┏━━

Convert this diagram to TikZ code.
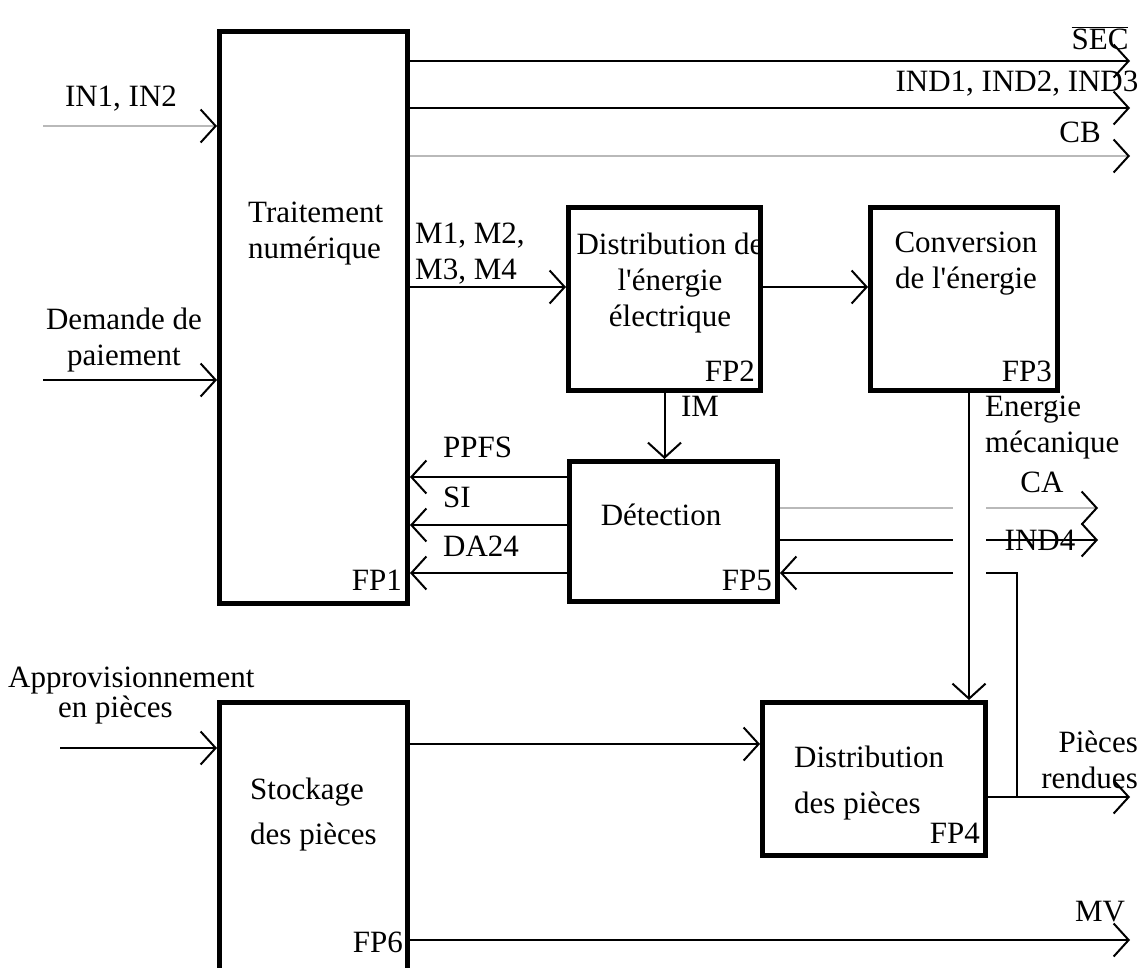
\documentclass[tikz,border=0pt]{standalone}
\usepackage{fontspec}
\setmainfont{Liberation Serif}
\usetikzlibrary{arrows.meta,positioning}

\begin{document}
\begin{tikzpicture}[x=1pt,y=-1pt,font=\fontsize{31}{36}\selectfont]
\tikzstyle{block} = [rectangle, draw, line width=5pt, inner sep=0pt, anchor=north west]
\tikzstyle{line} = [draw, line width=2pt, -{Straight Barb[length=15pt,width=33pt]}]
\tikzstyle{wire} = [draw, line width=2pt]
\tikzstyle{faint} = [draw, line width=1.2pt, gray!55]
\tikzstyle{grey} = [faint, -{Straight Barb[length=15pt,width=33pt,black,line width=2pt]}]
\tikzstyle{txt} = [inner sep=0pt, align=center]

\useasboundingbox (0,0) rectangle (1145,967);
\clip (0,0) rectangle (1145,967);

% blocs
\node [block, minimum width=188pt, minimum height=572pt] (FP1) at (217,29) {};
\node [block, minimum width=192pt, minimum height=183pt] (FP2) at (566,205) {};
\node [block, minimum width=187pt, minimum height=183pt] (FP3) at (868,205) {};
\node [block, minimum width=208pt, minimum height=140pt] (FP5) at (567,459) {};
\node [block, minimum width=223pt, minimum height=153pt] (FP4) at (760,700) {};
\node [block, minimum width=188pt, minimum height=320pt] (FP6) at (217,700) {};

% textes des blocs
\node [txt, align=left, anchor=west] (trait) at (248,234) {Traitement\\numérique};
\node [txt, anchor=base east] (nFP1) at (402,590) {FP1};
\node [txt] (distE) at (670,283) {Distribution de\\l\textquotesingle énergie\\électrique};
\node [txt, anchor=base east] (nFP2) at (755,381) {FP2};
\node [txt] (conv) at (966,264) {Conversion\\de l\textquotesingle énergie};
\node [txt, anchor=base east] (nFP3) at (1052,381) {FP3};
\node [txt] (detec) at (661,515) {Détection};
\node [txt, anchor=base east] (nFP5) at (772,590) {FP5};
\node [txt, align=left, anchor=west] (distP) at (794,783) {Distribution\\[10pt]des pièces};
\node [txt, anchor=base east] (nFP4) at (980,843) {FP4};
\node [txt, align=left, anchor=west] (stock) at (250,815) {Stockage\\[9pt]des pièces};
\node [txt, anchor=base east] (nFP6) at (403,952) {FP6};

% points libres
\coordinate (secE) at (1130,61);
\coordinate (indE) at (1130,108);
\coordinate (cbE) at (1130,156);
\coordinate (in1W) at (43,126);
\coordinate (demW) at (43,380);
\coordinate (mY) at (0,287);
\coordinate (ppY) at (0,477);
\coordinate (siY) at (0,525);
\coordinate (daY) at (0,573);
\coordinate (emX) at (969,0);
\coordinate (caL) at (953,508);
\coordinate (caR) at (986,508);
\coordinate (caE) at (1098,508);
\coordinate (i4L) at (953,540);
\coordinate (i4R) at (986,540);
\coordinate (i4E) at (1098,540);
\coordinate (retL) at (953,573);
\coordinate (retR) at (986,573);
\coordinate (retB) at (1017,797);
\coordinate (prE) at (1130,797);
\coordinate (stY) at (0,744);
\coordinate (appW) at (60,748);
\coordinate (mvE) at (1130,940);

% liaisons
\path [line] (FP1.east |- secE) -- (secE);
\path [line] (FP1.east |- indE) -- (indE);
\path [grey] (FP1.east |- cbE) -- (cbE);
\path [grey] (in1W) -- (in1W -| FP1.west);
\path [line] (demW) -- (demW -| FP1.west);
\path [line] (FP1.east |- mY) -- (FP2.west |- mY);
\path [line] (FP2.east |- mY) -- (FP3.west |- mY);
\path [line] (FP2.south) -- (FP2.south |- FP5.north);
\path [line] (FP5.west |- ppY) -- (FP1.east |- ppY);
\path [line] (FP5.west |- siY) -- (FP1.east |- siY);
\path [line] (FP5.west |- daY) -- (FP1.east |- daY);
\path [line] (FP3.south -| emX) -- (FP4.north -| emX);
\path [faint] (FP5.east |- caL) -- (caL);
\path [grey] (caR) -- (caE);
\path [wire] (FP5.east |- i4L) -- (i4L);
\path [line] (i4R) -- (i4E);
\path [wire] (retB) |- (retR);
\path [line] (retL) -- (FP5.east |- retL);
\path [line] (FP4.east |- prE) -- (prE);
\path [line] (FP6.east |- stY) -- (FP4.west |- stY);
\path [line] (appW) -- (appW -| FP6.west);
\path [line] (FP6.east |- mvE) -- (mvE);

% etiquettes
\node [txt] (lSEC) at (1100,38) {$\overline{\mbox{SEC}}$};
\node [txt] (lIND) at (1017,84) {IND1, IND2, IND3};
\node [txt] (lCB) at (1080,132) {CB};
\node [txt] (lIN) at (121,99) {IN1, IN2};
\node [txt] (lDem) at (124,340) {Demande de\\paiement};
\node [txt, align=left, anchor=west] (lM) at (415,254) {M1, M2,\\M3, M4};
\node [txt] (lIM) at (700,406) {IM};
\node [txt, align=left, anchor=west] (lEn) at (985,428) {Energie\\mécanique};
\node [txt, anchor=west] (lPP) at (443,447) {PPFS};
\node [txt, anchor=west] (lSI) at (443,497) {SI};
\node [txt, anchor=west] (lDA) at (443,546) {DA24};
\node [txt] (lCA) at (1042,482) {CA};
\node [txt] (lI4) at (1040,540) {IND4};
\node [txt, align=right, anchor=east] (lPR) at (1138,760) {Pièces\\rendues};
\node [txt, align=left, anchor=west] (lApp) at (8,696) {Approvisionnement\\[-6pt]\hspace*{50pt}en pièces};
\node [txt] (lMV) at (1100,912) {MV};
\end{tikzpicture}
\end{document}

┗━━

WRITTEN REQUEST ::
Everything from the first line of the listing above through the line that contains "width=188pt, minimum height=320pt]" is to be restated word for word, minus the pictures.

COMPLETE OUTPUT ::
Convert this diagram to TikZ code.
\documentclass[tikz,border=0pt]{standalone}
\usepackage{fontspec}
\setmainfont{Liberation Serif}
\usetikzlibrary{arrows.meta,positioning}

\begin{document}
\begin{tikzpicture}[x=1pt,y=-1pt,font=\fontsize{31}{36}\selectfont]
\tikzstyle{block} = [rectangle, draw, line width=5pt, inner sep=0pt, anchor=north west]
\tikzstyle{line} = [draw, line width=2pt, -{Straight Barb[length=15pt,width=33pt]}]
\tikzstyle{wire} = [draw, line width=2pt]
\tikzstyle{faint} = [draw, line width=1.2pt, gray!55]
\tikzstyle{grey} = [faint, -{Straight Barb[length=15pt,width=33pt,black,line width=2pt]}]
\tikzstyle{txt} = [inner sep=0pt, align=center]

\useasboundingbox (0,0) rectangle (1145,967);
\clip (0,0) rectangle (1145,967);

% blocs
\node [block, minimum width=188pt, minimum height=572pt] (FP1) at (217,29) {};
\node [block, minimum width=192pt, minimum height=183pt] (FP2) at (566,205) {};
\node [block, minimum width=187pt, minimum height=183pt] (FP3) at (868,205) {};
\node [block, minimum width=208pt, minimum height=140pt] (FP5) at (567,459) {};
\node [block, minimum width=223pt, minimum height=153pt] (FP4) at (760,700) {};
\node [block, minimum width=188pt, minimum height=320pt] (FP6) at (217,700) {};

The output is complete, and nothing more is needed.